By Layla Confides
The 2021 film Titane can be best described as a rollercoaster ride about love, family, and identity. These lessons are deeply embedded within the spectacle of Titane, hidden behind the loudness of gory murders, lustful cars, and broken noses.
Titane is the second feature film from Julia Ducournau, who has recently taken the throne for body-horror film with her cannibalistic debut, Raw, and now her second release, Titane. Paul Wells describes body horror as “the explicit display of the decay, dissolution and destruction of the body, foregrounding bodily processes and function under threat, allied to new physiological configurations and redefinitions of anatomical forms” (Reyes, 54). The body-horror genre is most commonly represented by David Cronenberg, a Canadian director known for films like The Brood, Videodrome, and Crash. Cronenberg's Crash, which explores the erotic allure of car wrecks, is most similar to Titane.

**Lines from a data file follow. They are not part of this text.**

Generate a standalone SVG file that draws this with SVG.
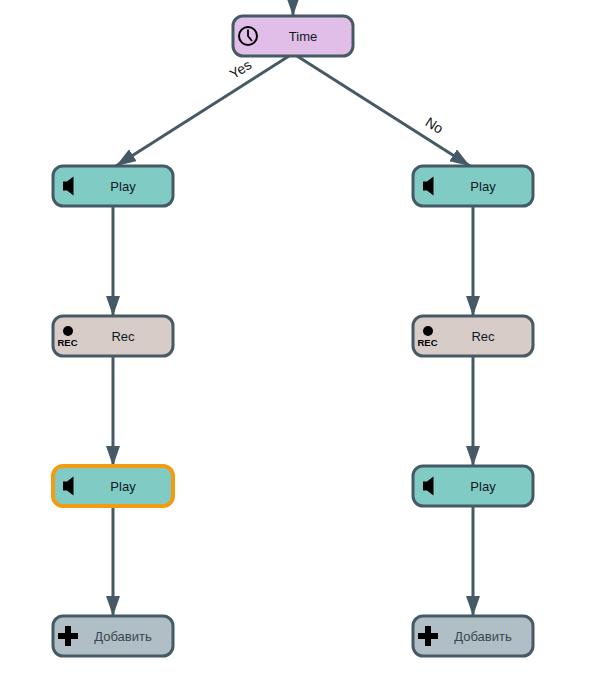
<svg xmlns="http://www.w3.org/2000/svg" width="593" height="687" viewBox="0 0 593 687">
<style>
text{font-family:"Liberation Sans",Arial,sans-serif;font-size:13px;fill:#10181f;text-anchor:middle}
.n{stroke:#455a64;stroke-width:3;rx:10px}
.play{fill:#80cbc4}.rec{fill:#d7ccc8}.add{fill:#b0bec5}.time{fill:#e1bee7}
.c{stroke:#455a64;stroke-width:3;fill:none;marker-end:url(#a)}
.lab{fill:#111;font-size:14px}
.addt{fill:#37474f}
.rt{font-size:9.500px;font-weight:bold;fill:#000}
</style>
<defs>
<marker id="a" markerUnits="userSpaceOnUse" markerWidth="22" markerHeight="16" refX="20" refY="7" orient="auto"><path d="M0 0L20 7L0 14Z" fill="#455a64"/></marker>
<g id="spk"><path d="M0 -4.500H4L10.500 -9.500V9.500L4 4.500H0Z" fill="#000"/></g>
<g id="plus"><path d="M-3 -10H3V-3H10V3H3V10H-3V3H-10V-3H-3Z" fill="#000"/></g>
</defs>
<g id="connectors">
<path class="c" d="M293 -10V16"/>
<path class="c" d="M289 56L116 166"/>
<path class="c" d="M297 56L470 166"/>
<path class="c" d="M113 206V316"/>
<path class="c" d="M113 356V466"/>
<path class="c" d="M113 506V616"/>
<path class="c" d="M473 206V316"/>
<path class="c" d="M473 356V466"/>
<path class="c" d="M473 506V616"/>
<text class="lab" transform="translate(241 70) rotate(-32)" x="0" y="4">Yes</text>
<text class="lab" transform="translate(434 126) rotate(32)" x="0" y="4">No</text>
</g>
<g id="time"><rect class="n time" x="233" y="16" width="120" height="40"/>
<circle cx="248" cy="36" r="9" fill="none" stroke="#000" stroke-width="2"/><path d="M248 29.500V36L252 41" fill="none" stroke="#000" stroke-width="1.800"/>
<text x="303" y="41">Time</text></g>
<g id="play1"><rect class="n play" x="53" y="166" width="120" height="40"/><use href="#spk" x="63" y="186"/><text x="123" y="191">Play</text></g>
<g id="rec1"><rect class="n rec" x="53" y="316" width="120" height="40"/><circle cx="68" cy="331" r="5" fill="#000"/><text class="rt" x="67.500" y="346">REC</text><text x="123" y="341">Rec</text></g>
<g id="play2"><rect class="n play" x="53" y="466" width="120" height="40" style="stroke:#f39c12;stroke-width:4"/><use href="#spk" x="63" y="486"/><text x="123" y="491">Play</text></g>
<g id="add1"><rect class="n add" x="53" y="616" width="120" height="40"/><use href="#plus" x="68" y="636"/><text class="addt" x="123" y="641">Добавить</text></g>
<g id="play3"><rect class="n play" x="413" y="166" width="120" height="40"/><use href="#spk" x="423" y="186"/><text x="483" y="191">Play</text></g>
<g id="rec2"><rect class="n rec" x="413" y="316" width="120" height="40"/><circle cx="428" cy="331" r="5" fill="#000"/><text class="rt" x="427.500" y="346">REC</text><text x="483" y="341">Rec</text></g>
<g id="play4"><rect class="n play" x="413" y="466" width="120" height="40"/><use href="#spk" x="423" y="486"/><text x="483" y="491">Play</text></g>
<g id="add2"><rect class="n add" x="413" y="616" width="120" height="40"/><use href="#plus" x="428" y="636"/><text class="addt" x="483" y="641">Добавить</text></g>
</svg>
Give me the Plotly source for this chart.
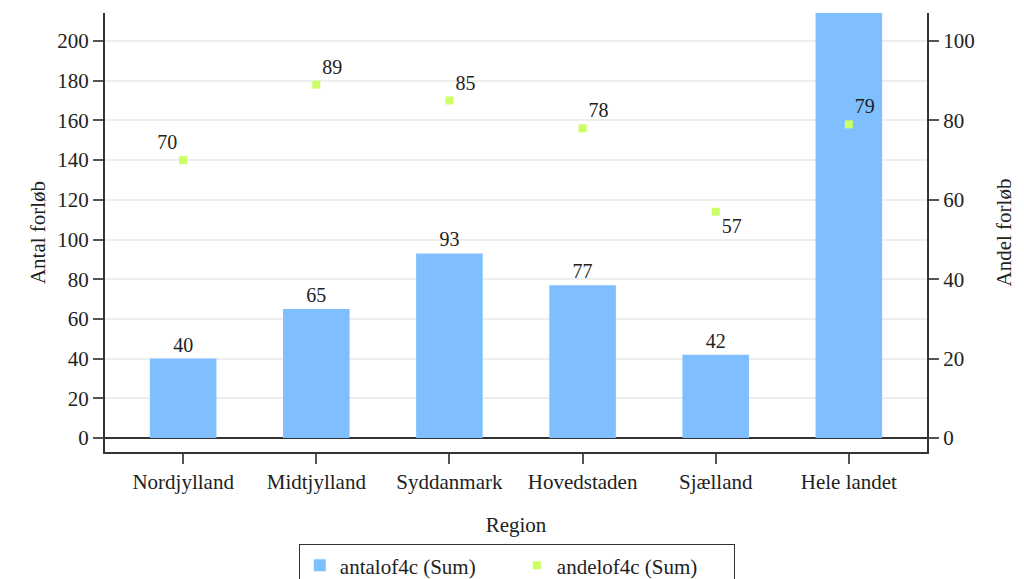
import plotly.graph_objects as go

# Data
regions = ["Nordjylland", "Midtjylland", "Syddanmark", "Hovedstaden", "Sjælland", "Hele landet"]
antal = [40, 65, 93, 77, 42, 317]      # Antal forløb (left axis), last bar runs off the top
andel = [70, 89, 85, 78, 57, 79]       # Andel forløb (right axis)
andel_pos = ["top left", "top right", "top right", "top right", "bottom right", "top right"]

y_max = 214.1
y_min = -7.05

font_fam = "Liberation Serif, Times New Roman, serif"
ink = "#222222"
fs = 21

# only label the bars that end inside the plot
bar_text = [str(v) if v <= y_max else "" for v in antal]

fig = go.Figure()

fig.add_trace(go.Bar(
    x=regions,
    y=antal,
    name="antalof4c (Sum)",
    width=0.5,
    marker=dict(color="#80bfff", line=dict(color="#80bfff", width=0)),
    text=bar_text,
    textposition="outside",
    textfont=dict(family=font_fam, size=20, color=ink),
    cliponaxis=True,
    yaxis="y",
))

fig.add_trace(go.Scatter(
    x=regions,
    y=andel,
    name="andelof4c (Sum)",
    mode="markers+text",
    marker=dict(symbol="square", size=8, color="#ccff66"),
    text=[str(v) for v in andel],
    textposition=andel_pos,
    textfont=dict(family=font_fam, size=20, color=ink),
    yaxis="y2",
))

axis_common = dict(
    showline=True,
    linecolor="#333333",
    linewidth=2,
    ticks="outside",
    ticklen=10,
    tickwidth=2,
    tickcolor="#555555",
    tickfont=dict(size=fs),
)

# the page body adds an 8px offset, so margins are set 8px smaller here
fig.update_layout(
    width=1024,
    height=600,
    plot_bgcolor="white",
    paper_bgcolor="white",
    font=dict(family=font_fam, size=fs, color=ink),
    margin=dict(l=97, r=105, t=5, b=156),
    xaxis=dict(
        title=dict(text="Region", font=dict(size=fs), standoff=24),
        range=[-0.587, 5.587],
        showgrid=False,
        **axis_common,
    ),
    yaxis=dict(
        title=dict(text="Antal forløb", font=dict(size=fs), standoff=6),
        range=[y_min, y_max],
        dtick=20,
        showgrid=True,
        gridcolor="#eeeeee",
        gridwidth=2,
        zeroline=True,
        zerolinecolor="#333333",
        zerolinewidth=2,
        **axis_common,
    ),
    yaxis2=dict(
        title=dict(text="Andel forløb", font=dict(size=fs), standoff=23),
        overlaying="y",
        side="right",
        range=[y_min / 2, y_max / 2],
        dtick=20,
        showgrid=False,
        zeroline=False,
        **axis_common,
    ),
    legend=dict(
        orientation="h",
        x=0.501,
        xanchor="center",
        y=-0.21,
        yanchor="top",
        bordercolor="#333333",
        borderwidth=1,
        entrywidth=172,
        font=dict(size=fs),
    ),
    showlegend=True,
)

fig.write_html("out.html")
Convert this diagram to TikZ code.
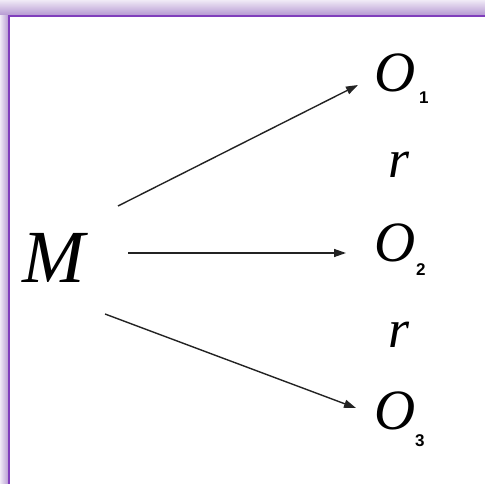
\documentclass[tikz,border=0pt]{standalone}
\usepackage{fontspec}
\setmainfont{Liberation Serif}
\newfontfamily\subfont{Liberation Sans}
\usetikzlibrary{arrows.meta}
\definecolor{glowout}{RGB}{240,234,246}
\definecolor{glowin}{RGB}{178,148,208}
\definecolor{frameline}{RGB}{128,62,188}
\definecolor{arrcol}{RGB}{35,35,35}
\tikzset{
  arr/.style={draw=arrcol, line width=1.4pt, -{Triangle[length=12pt,width=8pt]}},
  bigM/.style={inner sep=0pt, anchor=base west, font=\fontsize{75}{75}\selectfont\itshape},
  onode/.style={inner sep=0pt, anchor=base west, font=\fontsize{57}{57}\selectfont\itshape},
  rnode/.style={inner sep=0pt, anchor=base west, font=\fontsize{54}{54}\selectfont\itshape},
  subnum/.style={inner sep=0pt, anchor=base west, font=\fontsize{17}{17}\selectfont\subfont\bfseries},
}
\begin{document}
\begin{tikzpicture}[x=1pt,y=-1pt]
\useasboundingbox (0,0) rectangle (485,484);
\fill[white] (0,0) rectangle (485,484);
% glow and frame
\shade[top color=glowout, bottom color=glowin] (0,0) rectangle (485,16);
\shade[left color=glowout, right color=glowin] (0,16) rectangle (9,484);
\draw[frameline, line width=2pt] (485,16) -- (9,16) -- (9,484);
% labels
\node[bigM] (M) at (22,282) {M};
\node[onode] (O1) at (374,92) {O};
\node[subnum] (s1) at (419,104) {1};
\node[rnode] (r1) at (388,178) {r};
\node[onode] (O2) at (374,261) {O};
\node[subnum] (s2) at (416,275) {2};
\node[rnode] (r2) at (388,347) {r};
\node[onode] (O3) at (374,429) {O};
\node[subnum] (s3) at (415,446) {3};
% arrow endpoints
\coordinate (a1s) at (118,206);
\coordinate (a1e) at (358,85);
\coordinate (a2s) at (128,253);
\coordinate (a2e) at (346,253);
\coordinate (a3s) at (105,314);
\coordinate (a3e) at (356,408);
\draw[arr] (a1s) -- (a1e);
\draw[arr] (a2s) -- (a2e);
\draw[arr] (a3s) -- (a3e);
\end{tikzpicture}
\end{document}
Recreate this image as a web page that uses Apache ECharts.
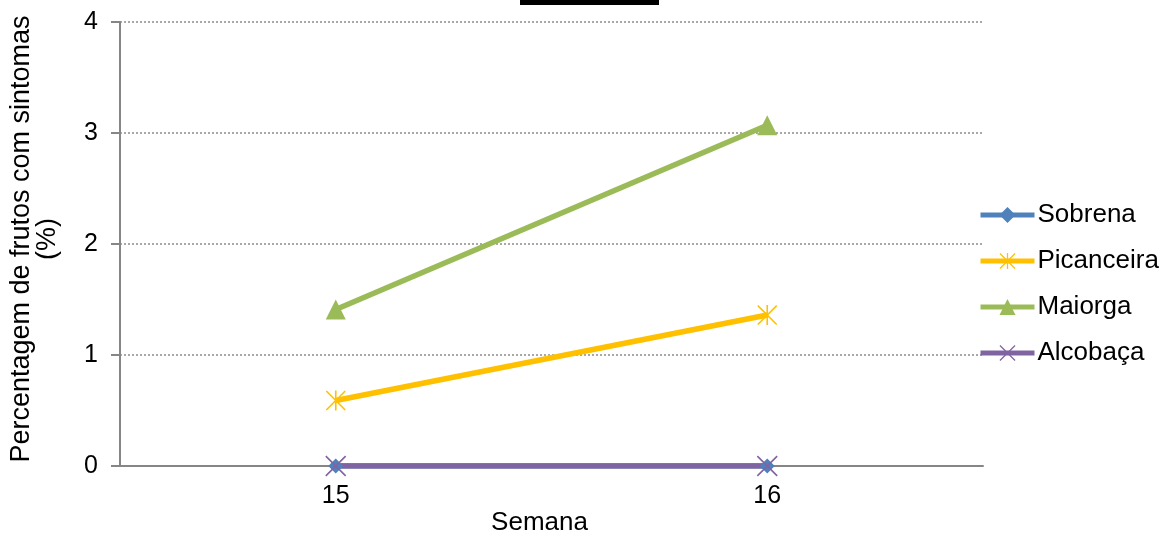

The bold audacity and transgressive horror of Cronenberg and Ducournau have earned them critical acclaim. Most notably, Titane won the Palm d’Or, the most prestigious prize at the Cannes Film Festival.
Ducournau has acknowledged Cronenberg’s influence on her work. In an interview with Focus Features, Ducournau states that Cronenberg “sees death and putrefaction and the changes of the body as something that is actually very emotional and pretty beautiful.” (Focus Features, 2017).Ducournau’s ability to combine emotion and beauty with horror and gore explains why viewers can’t stop watching Titane.
Ducournau’s Titane has rebirthed the genre coined by James Quant as the New French Extremity, which incorporates elements of body horror. This genre is not for the faint of heart, as it displays violence, sex, and human bodies pushed to unimaginable extremes. Combining body horror and erotic relationships between humans and automobiles, Titane epitomizes the New French Extremity. Ducournau casts various vehicles as supporting characters for our lead, Alexia, with a flame-wrapped Cadillac as a seductive force in Titane. Though this car may seem like a fond possession of Alexia, it gives us insight into her character and vulnerabilities. Alexia has the greatest confidence in herself when around or inside vehicles; as a dancer at a club protected by her car, she commits an array of transgressive acts in automobiles. Though her first memorable experience with a car is traumatic, Alexia takes control and reclaims vehicles as a place of safety, comfort, and pleasure. Ducournau mixes this sense of comfort with startling aspects of the New French Extremity, creating a technological body-horror film that makes the audience wonder if what they have seen is part of the narrative or the twisted perception of our lead.
While evoking elements of the New French Extremity, Ducournau challenges us in other ways: opening our minds up to exploring body horror through a new, provocative point of view. Ducournau’s open-ended and mysterious film leaves the audience questioning their ideas of gender, family, and love.
Alexia’s emotional connection to cars helps us understand her personality as cold, harsh, and inhuman. Though Titane is primarily a horror film, it allows the audience to see Alexia grow from being a stone-cold killer to a child bonding with their father. Ducournau makes viewers root for Alexia, no matter how horrific her actions, and ultimately relate to the main character as she struggles to form a gender and familial identity. As we watch Alexia transform from a steely killer into a vulnerable member of a found family, we see a once private person with nearly automotive reactions become a human with raw emotional connections to others.
Though Titane’s technological body horror will leave you with one eye open all night, its underlying messages about love will leave a long-lasting impact.